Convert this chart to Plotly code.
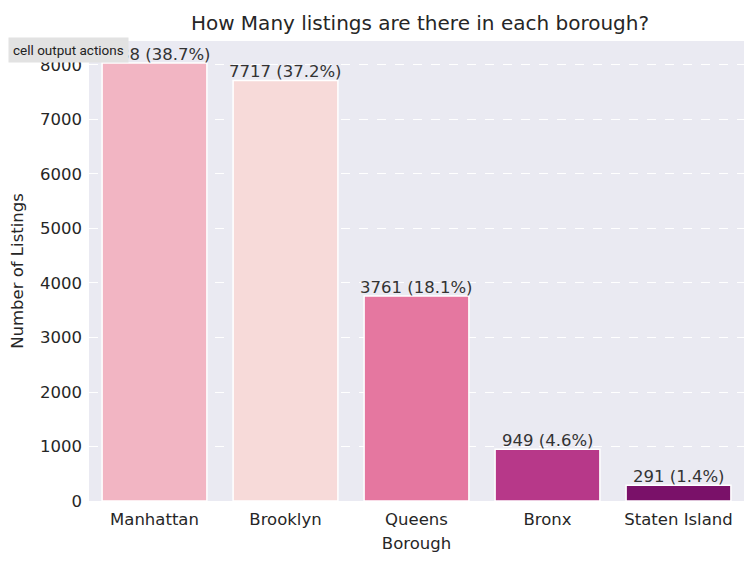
import plotly.graph_objects as go

boroughs = ["Manhattan", "Brooklyn", "Queens", "Bronx", "Staten Island"]
listings = [8038, 7717, 3761, 949, 291]
percents = [38.7, 37.2, 18.1, 4.6, 1.4]
bar_colors = ["#F2B5C3", "#F7DAD9", "#E577A0", "#B73889", "#7A1169"]
y_ticks = [0, 1000, 2000, 3000, 4000, 5000, 6000, 7000, 8000]

labels = [f"{v} ({p}%)" for v, p in zip(listings, percents)]

FONT = "DejaVu Sans"
TXT = "#262626"
fig = go.Figure(go.Bar(
    x=boroughs, y=listings,
    marker=dict(color=bar_colors, line=dict(color="white", width=1.5)),
    width=0.8,
))
for b, v, lab in zip(boroughs, listings, labels):
    fig.add_annotation(x=b, y=v, text=lab, showarrow=False, yanchor="bottom", yshift=-3,
                       font=dict(family=FONT, size=16.5, color="#333333"))

# page body has an 8px margin, so the figure is shifted by 8px in the window
fig.update_layout(
    width=745, height=556,
    margin=dict(l=81, r=9, t=33, b=63, autoexpand=False),
    paper_bgcolor="white", plot_bgcolor="#EAEAF2",
    showlegend=False,
    title=dict(text="How Many listings are there in each borough?", x=0.553, xanchor="center",
               y=1 - 14.5 / 556, yanchor="middle",
               font=dict(family=FONT, size=20, color=TXT)),
    font=dict(family=FONT, color=TXT),
)
fig.update_xaxes(
    range=[-0.5, 4.5], showgrid=False, zeroline=False, automargin=False,
    tickfont=dict(family=FONT, size=16.5, color=TXT),
    title=dict(text="Borough", font=dict(family=FONT, size=16.5, color=TXT), standoff=9),
    ticks="", ticklabelstandoff=6,
)
fig.update_yaxes(
    range=[0, 8440], tickvals=y_ticks, showgrid=True, automargin=False,
    gridcolor="white", griddash="dash", gridwidth=1, zeroline=False,
    tickfont=dict(family=FONT, size=16.5, color=TXT),
    title=dict(text="Number of Listings", font=dict(family=FONT, size=16.5, color=TXT), standoff=12),
    ticks="", ticklabelstandoff=6,
)
# notebook tooltip overlay seen in the screenshot
fig.add_annotation(text="cell output actions", xref="paper", yref="paper",
                   x=(0 - 81) / 655, xanchor="left", y=(493 - 42) / 460, yanchor="middle",
                   showarrow=False, bgcolor="#E2E2E2", borderpad=4,
                   font=dict(family="Roboto", size=13.5, color="#222222"))

fig.write_html("out.html")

++++

YOUR TASK ▸ Copy nothing but the lines from the first one in the listing through the line with "in zip(listings, percents)]", and omit the pictures.

FINAL RESULT ▸
Convert this chart to Plotly code.
import plotly.graph_objects as go

boroughs = ["Manhattan", "Brooklyn", "Queens", "Bronx", "Staten Island"]
listings = [8038, 7717, 3761, 949, 291]
percents = [38.7, 37.2, 18.1, 4.6, 1.4]
bar_colors = ["#F2B5C3", "#F7DAD9", "#E577A0", "#B73889", "#7A1169"]
y_ticks = [0, 1000, 2000, 3000, 4000, 5000, 6000, 7000, 8000]

labels = [f"{v} ({p}%)" for v, p in zip(listings, percents)]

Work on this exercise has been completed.